What is a photograph to you?
Visual decoration?
A recorded moment in time?
A memory?
Fine art?

I moved from image to image in Time Magazine’s list of the 100 Most Influential Images of All Times. Some of them were new to me, most I had seen before, and the details of others were so etched in my brain it was as though I see them every day, so familiar to me are they still.

Curious why some were more compelling to me than others – I have a preference for black & white photography – why a few didn’t ‘grab’ me emotionally or intellectually, and why I wanted to zoom in to certain details on others.

Stopped cold at a few, remembering where I was geographically when the image first appeared, at what stage of my life I was in, at what age, where I was in my work, my personal relationships.

A few from the (relatively) early days of photography are wondrous – Mathew Brady’s 1860 portrait of Abraham Lincoln, and Eadweard Muybridge’s 1878 series of The Horse in Motion.
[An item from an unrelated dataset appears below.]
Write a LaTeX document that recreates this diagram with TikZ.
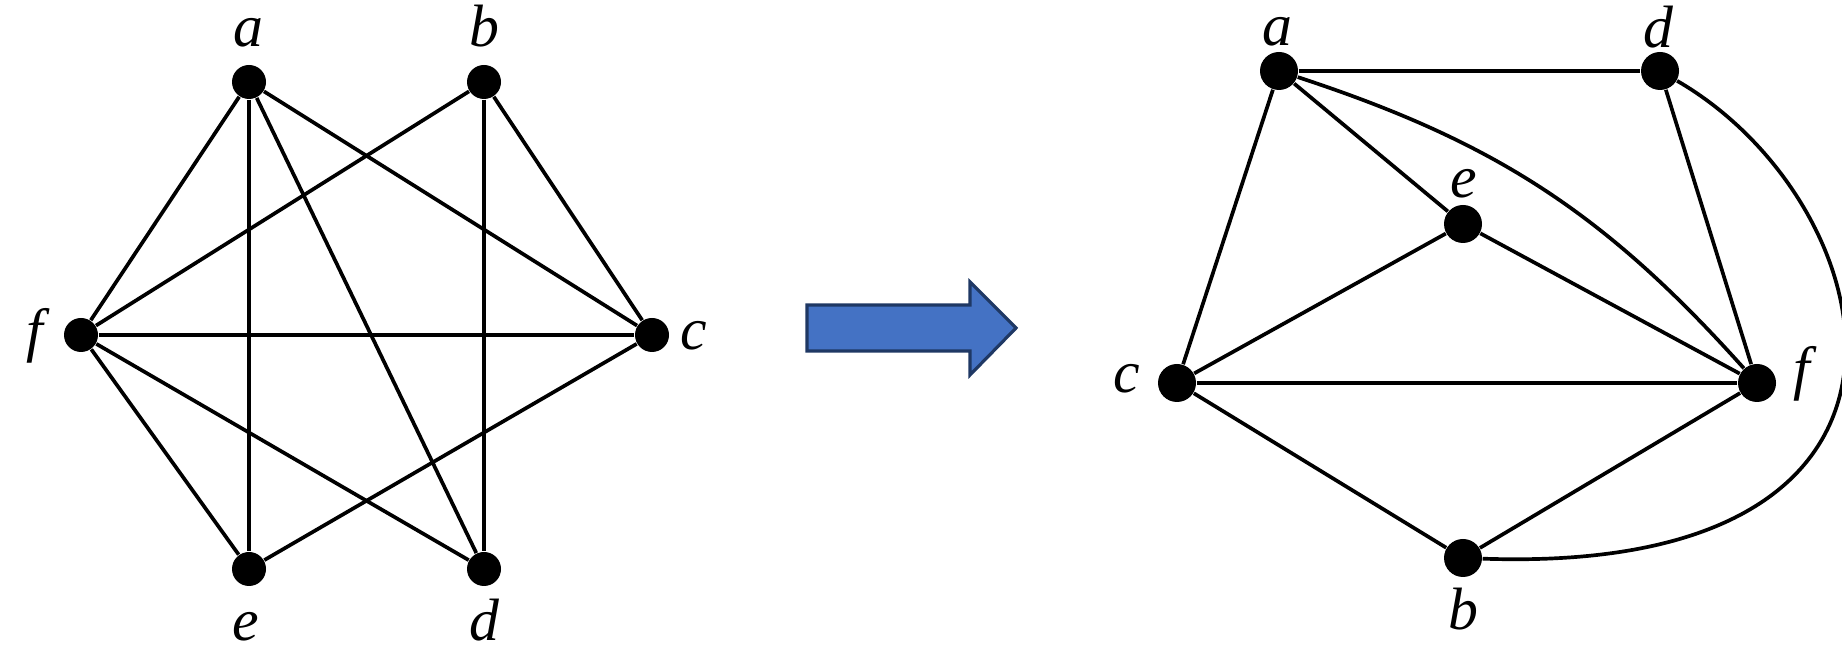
\documentclass[tikz,border=0pt]{standalone}
\usepackage{fontspec}
\setmainfont{Liberation Serif}
\usepackage{tikz}
\usetikzlibrary{positioning,arrows.meta}
\definecolor{arrowblue}{HTML}{4472C4}
\definecolor{arrowedge}{HTML}{1F3864}
\tikzset{
    vtx/.style={circle,fill=black,inner sep=0pt,minimum size=3.4mm},
    bigvtx/.style={vtx,minimum size=3.8mm},
    lbl/.style={anchor=base,inner sep=0pt,font=\fontsize{17}{19}\selectfont\itshape},
    every edge/.style={draw,line width=1.05pt},
}

\begin{document}
\begin{tikzpicture}
    \useasboundingbox (0,0) rectangle (18.42,6.53);

    % left drawing
    \node[vtx] (a) at (2.49,5.71) {};
    \node[vtx] (b) at (4.84,5.71) {};
    \node[vtx] (f) at (0.81,3.18) {};
    \node[vtx] (c) at (6.52,3.18) {};
    \node[vtx] (e) at (2.49,0.84) {};
    \node[vtx] (d) at (4.84,0.84) {};
    \node[lbl] (la) at (2.48,6.06) {a};
    \node[lbl] (lb) at (4.84,6.06) {b};
    \node[lbl] (lf) at (0.35,3.02) {f};
    \node[lbl] (lc) at (6.94,3.03) {c};
    \node[lbl] (le) at (2.46,0.12) {e};
    \node[lbl] (ld) at (4.84,0.12) {d};

    \path
    (a) edge (f) (a) edge (e) (a) edge (d) (a) edge (c)
    (b) edge (f) (b) edge (d) (b) edge (c)
    (f) edge (c) (f) edge (e) (f) edge (d)
    (e) edge (c);

    % block arrow
    \draw[line width=0.9pt,draw=arrowedge,fill=arrowblue]
    (8.07,3.48) -- (9.70,3.48) -- (9.70,3.71) -- (10.16,3.25)
    -- (9.70,2.78) -- (9.70,3.02) -- (8.07,3.02) -- cycle;

    % right drawing
    \node[bigvtx] (a2) at (12.79,5.82) {};
    \node[bigvtx] (d2) at (16.60,5.82) {};
    \node[bigvtx] (e2) at (14.63,4.29) {};
    \node[bigvtx] (c2) at (11.77,2.70) {};
    \node[bigvtx] (f2) at (17.57,2.70) {};
    \node[bigvtx] (b2) at (14.63,0.95) {};
    \node[lbl] (la2) at (12.77,6.07) {a};
    \node[lbl] (ld2) at (16.58,6.05) {d};
    \node[lbl] (le2) at (14.64,4.55) {e};
    \node[lbl] (lc2) at (11.27,2.60) {c};
    \node[lbl] (lf2) at (18.02,2.64) {f};
    \node[lbl] (lb2) at (14.63,0.23) {b};

    \path
    (a2) edge (d2) (a2) edge (e2) (a2) edge (c2)
    (a2) edge[bend left=15] (f2)
    (d2) edge (f2)
    (e2) edge (c2) (e2) edge (f2)
    (c2) edge (f2) (c2) edge (b2) (b2) edge (f2);
    \draw[line width=1.05pt] (d2) .. controls +(-30:2.6) and +(-2:5.17) .. (b2);
\end{tikzpicture}
\end{document}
A few are purely beautiful (to me) – W. Eugene Smith’s Country Doctor, taken in 1948, and Malick Sidebe’s Nuit de Noel from 1963.

Some are of old friends – Winston Churchill by Yousuf Karsh, Margaret Bourke-White’s portrait of Ghandi and the Spinning Wheel, and Ron Gallela’s Windblown Jackie.

But mostly I was struck by the fact that fully 1/2 of these photographs were of scenes of war, social unrest, political tragedy, violence and human dismay.

Photojournalism is represented here, in Nick Ut’s The Terror of War, from 1962. And Dorothea Lange’s Migrant Mother from 1936. Who among us doesn’t know these images?

There is also Fine Art photography represented here, in Andres Serrano’s Immersions: Piss Christ, and Henri Cartier-Bresson’s Behind the Gare Sant-Lazare.

But the lines between photojournalism, fine art photography and celebrity portraiture, fade, blur and disappear as my mind wanders from photo to photo, remembering years of life and experiences shared with people around the world…

…all of it recorded by photographers capturing moments we should never forget, some of them beautiful, wondrous and smile-inducing, others painful, agonizing and horrifying.

Take your own journey if you will. You can click on each photograph for a fuller story behind the circumstances of its taking.

Why only 100? Well, this is just Time’s list…and I am sure there are many others.

If you are interested…or so inclined…I would love to know which images raise the goosebumps on your own arms, which make you smile, gasp…think…dream.